An alternative narrative might be. “No guarantees for a long life, so I will make the best of my relationships while they last.” This story is one filled with close, meaningful relationships.
A dark event can produce a multiple chapters of a disillusioned life. Or, it can result in chapters of recovery, meaning, and purpose.
I witness couples recover from the hardship of adultery to co-author a narrative of forgiveness, restoration, and renewal of intimacy.
Additionally, I see individuals escape from an abusive marriage. The horror of their story followed by chapters of survival, healing, and later discovery of love with a safe partner.
#4: Include chapters of self-discovery
Who are you? What do you like? How have you grown or changed over time? What did you learn about yourself that helps you be a better person?
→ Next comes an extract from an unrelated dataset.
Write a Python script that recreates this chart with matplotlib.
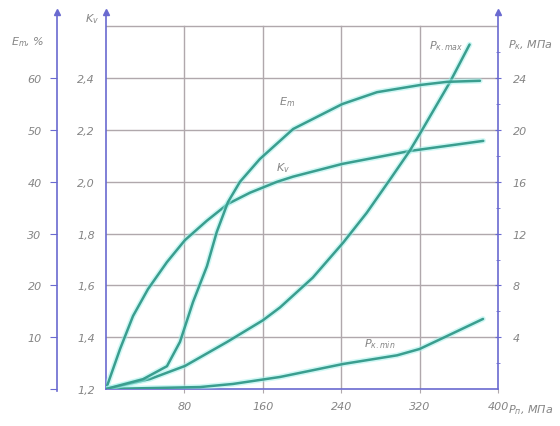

These are all great questions to reflect on or to write in a journal.
Allow me to answer a few.
I am a man of the people and get excited by empowering others. My passion is basketball and I push myself to perform at a high level at my current age. Over time, I learned to set boundaries so I have space to develop myself. Today, I continue learning to be comfortable in my own skin.
What are you learning about yourself at this stage of life?
#5: Find meaning in the mundane
What gives you meaning? Can you find it in the mundane?
In the movie, Family Man, Jack Campbell discovers that true meaning in life is not living isolated from others in his perfect self-crafted existence of wealth and success, but it is in changing poopy diapers, making his daughter chocolate milk and serenading his wife on her birthday.
This is a great antidote to a robotic existence. The roles in life don’t have to be imposed scripts we roleplay. Instead, they can be a collection of stories about experiences with people near and dear who impact each other in positive and sometimes negative ways. Yet we work through the bad and savor the good, all the while thankful that this story feels real, and good, and just right for me.
Now it’s your turn
Do you own your pen? Or, have you left your story for others to write? What’s happening now in the amazing story of your life?